▶ THE RECORDS
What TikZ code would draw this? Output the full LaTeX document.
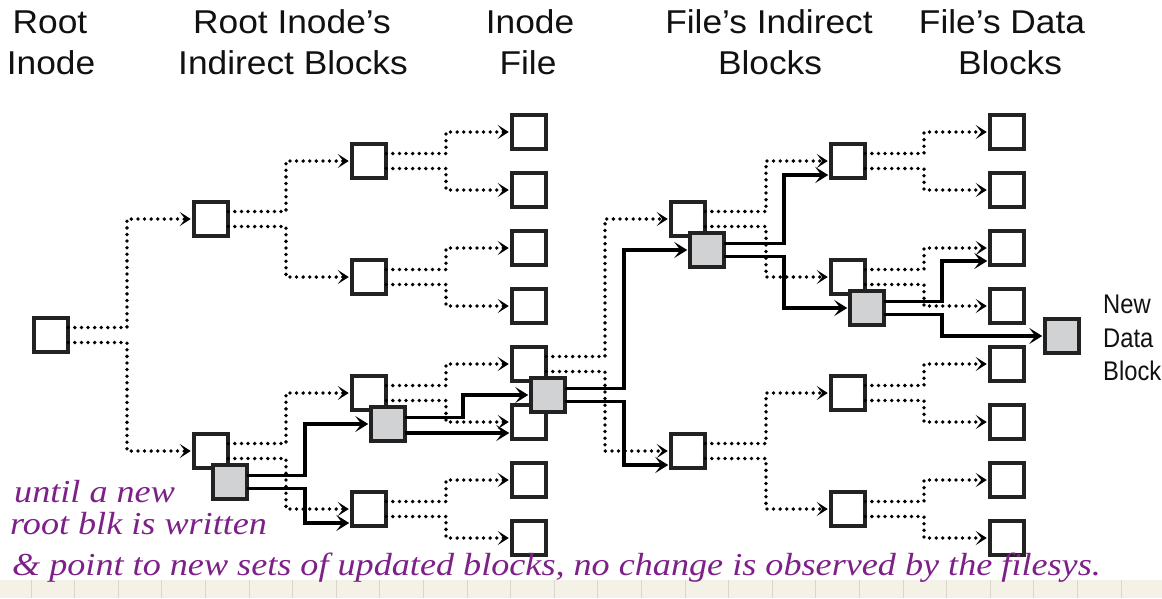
* * *
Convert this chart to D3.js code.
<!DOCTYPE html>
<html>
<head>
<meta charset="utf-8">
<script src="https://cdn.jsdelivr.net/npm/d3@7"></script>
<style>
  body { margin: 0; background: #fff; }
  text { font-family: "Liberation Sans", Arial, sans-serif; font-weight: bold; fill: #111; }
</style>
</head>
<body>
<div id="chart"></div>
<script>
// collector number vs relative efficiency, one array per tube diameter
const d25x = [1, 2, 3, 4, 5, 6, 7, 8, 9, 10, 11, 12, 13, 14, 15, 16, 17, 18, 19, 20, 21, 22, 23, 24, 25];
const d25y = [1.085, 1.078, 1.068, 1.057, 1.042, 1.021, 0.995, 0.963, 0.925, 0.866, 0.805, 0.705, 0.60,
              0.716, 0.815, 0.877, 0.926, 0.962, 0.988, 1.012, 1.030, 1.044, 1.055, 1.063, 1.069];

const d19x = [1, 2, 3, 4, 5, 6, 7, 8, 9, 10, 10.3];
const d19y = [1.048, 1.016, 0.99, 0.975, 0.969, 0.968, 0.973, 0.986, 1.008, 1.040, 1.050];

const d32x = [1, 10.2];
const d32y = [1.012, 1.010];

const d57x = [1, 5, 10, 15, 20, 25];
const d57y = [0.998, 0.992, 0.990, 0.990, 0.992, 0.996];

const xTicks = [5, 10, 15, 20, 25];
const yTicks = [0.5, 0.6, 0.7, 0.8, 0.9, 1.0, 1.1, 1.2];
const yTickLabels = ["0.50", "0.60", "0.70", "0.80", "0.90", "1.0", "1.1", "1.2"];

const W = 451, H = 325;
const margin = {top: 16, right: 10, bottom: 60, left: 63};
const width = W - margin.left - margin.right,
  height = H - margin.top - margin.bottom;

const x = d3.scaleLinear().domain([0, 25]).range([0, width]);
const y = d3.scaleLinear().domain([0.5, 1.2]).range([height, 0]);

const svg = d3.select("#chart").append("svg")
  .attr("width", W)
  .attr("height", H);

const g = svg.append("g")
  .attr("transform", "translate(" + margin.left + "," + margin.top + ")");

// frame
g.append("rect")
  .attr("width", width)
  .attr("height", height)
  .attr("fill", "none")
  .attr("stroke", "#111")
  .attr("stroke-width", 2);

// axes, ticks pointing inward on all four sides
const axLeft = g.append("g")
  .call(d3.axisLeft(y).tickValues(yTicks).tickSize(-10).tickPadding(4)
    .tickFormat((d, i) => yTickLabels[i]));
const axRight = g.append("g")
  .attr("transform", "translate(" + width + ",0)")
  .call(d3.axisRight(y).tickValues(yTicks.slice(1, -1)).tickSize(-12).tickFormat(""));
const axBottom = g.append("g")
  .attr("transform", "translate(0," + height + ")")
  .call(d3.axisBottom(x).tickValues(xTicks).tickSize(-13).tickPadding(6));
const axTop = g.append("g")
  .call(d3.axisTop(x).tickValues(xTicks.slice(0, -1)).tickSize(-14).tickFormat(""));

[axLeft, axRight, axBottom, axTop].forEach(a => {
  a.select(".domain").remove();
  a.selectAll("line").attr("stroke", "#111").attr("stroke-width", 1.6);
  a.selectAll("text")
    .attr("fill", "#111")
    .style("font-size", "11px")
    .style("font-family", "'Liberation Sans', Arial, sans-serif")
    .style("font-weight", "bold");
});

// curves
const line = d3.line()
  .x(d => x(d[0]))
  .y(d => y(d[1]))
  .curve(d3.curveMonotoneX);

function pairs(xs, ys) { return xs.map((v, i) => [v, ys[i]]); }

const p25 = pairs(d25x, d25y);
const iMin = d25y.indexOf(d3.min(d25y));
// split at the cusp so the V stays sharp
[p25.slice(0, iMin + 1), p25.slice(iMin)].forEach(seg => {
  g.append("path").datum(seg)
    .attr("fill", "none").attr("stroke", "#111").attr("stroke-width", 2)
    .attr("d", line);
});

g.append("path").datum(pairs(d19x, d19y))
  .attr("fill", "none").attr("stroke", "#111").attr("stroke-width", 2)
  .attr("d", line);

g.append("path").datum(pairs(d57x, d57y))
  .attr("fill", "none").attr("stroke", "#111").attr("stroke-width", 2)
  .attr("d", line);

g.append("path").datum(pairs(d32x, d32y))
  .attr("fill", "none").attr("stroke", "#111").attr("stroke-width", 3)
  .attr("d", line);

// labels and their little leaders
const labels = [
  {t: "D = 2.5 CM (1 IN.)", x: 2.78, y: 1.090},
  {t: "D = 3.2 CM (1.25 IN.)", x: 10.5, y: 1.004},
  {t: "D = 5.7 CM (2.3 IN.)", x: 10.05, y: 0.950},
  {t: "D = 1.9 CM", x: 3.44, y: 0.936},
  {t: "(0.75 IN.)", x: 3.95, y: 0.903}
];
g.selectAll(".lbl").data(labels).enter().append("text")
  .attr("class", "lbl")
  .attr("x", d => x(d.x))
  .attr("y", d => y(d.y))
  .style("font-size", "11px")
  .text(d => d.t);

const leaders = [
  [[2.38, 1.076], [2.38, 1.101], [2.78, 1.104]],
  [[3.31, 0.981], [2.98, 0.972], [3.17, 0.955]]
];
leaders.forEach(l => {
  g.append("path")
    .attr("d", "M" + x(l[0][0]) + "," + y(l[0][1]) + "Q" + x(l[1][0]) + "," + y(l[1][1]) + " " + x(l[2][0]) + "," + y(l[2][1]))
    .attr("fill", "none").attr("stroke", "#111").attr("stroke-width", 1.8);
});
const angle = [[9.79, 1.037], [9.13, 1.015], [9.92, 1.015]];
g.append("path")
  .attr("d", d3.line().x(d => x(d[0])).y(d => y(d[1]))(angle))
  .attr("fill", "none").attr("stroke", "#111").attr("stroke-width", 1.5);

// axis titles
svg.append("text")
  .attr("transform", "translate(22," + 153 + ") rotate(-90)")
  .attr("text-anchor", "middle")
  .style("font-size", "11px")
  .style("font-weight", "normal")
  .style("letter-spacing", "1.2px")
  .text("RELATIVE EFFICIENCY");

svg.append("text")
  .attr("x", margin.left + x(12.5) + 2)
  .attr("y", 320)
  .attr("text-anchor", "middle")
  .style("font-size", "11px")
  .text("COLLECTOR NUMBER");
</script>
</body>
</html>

▶ WHAT YOU ARE ASKED TO DO
Repeat word for word the lines from the line with "Convert this chart to D3.js code." to the line with "1.008, 1.040, 1.050];", both lines included.

▶ IN RESPONSE
Convert this chart to D3.js code.
<!DOCTYPE html>
<html>
<head>
<meta charset="utf-8">
<script src="https://cdn.jsdelivr.net/npm/d3@7"></script>
<style>
  body { margin: 0; background: #fff; }
  text { font-family: "Liberation Sans", Arial, sans-serif; font-weight: bold; fill: #111; }
</style>
</head>
<body>
<div id="chart"></div>
<script>
// collector number vs relative efficiency, one array per tube diameter
const d25x = [1, 2, 3, 4, 5, 6, 7, 8, 9, 10, 11, 12, 13, 14, 15, 16, 17, 18, 19, 20, 21, 22, 23, 24, 25];
const d25y = [1.085, 1.078, 1.068, 1.057, 1.042, 1.021, 0.995, 0.963, 0.925, 0.866, 0.805, 0.705, 0.60,
              0.716, 0.815, 0.877, 0.926, 0.962, 0.988, 1.012, 1.030, 1.044, 1.055, 1.063, 1.069];

const d19x = [1, 2, 3, 4, 5, 6, 7, 8, 9, 10, 10.3];
const d19y = [1.048, 1.016, 0.99, 0.975, 0.969, 0.968, 0.973, 0.986, 1.008, 1.040, 1.050];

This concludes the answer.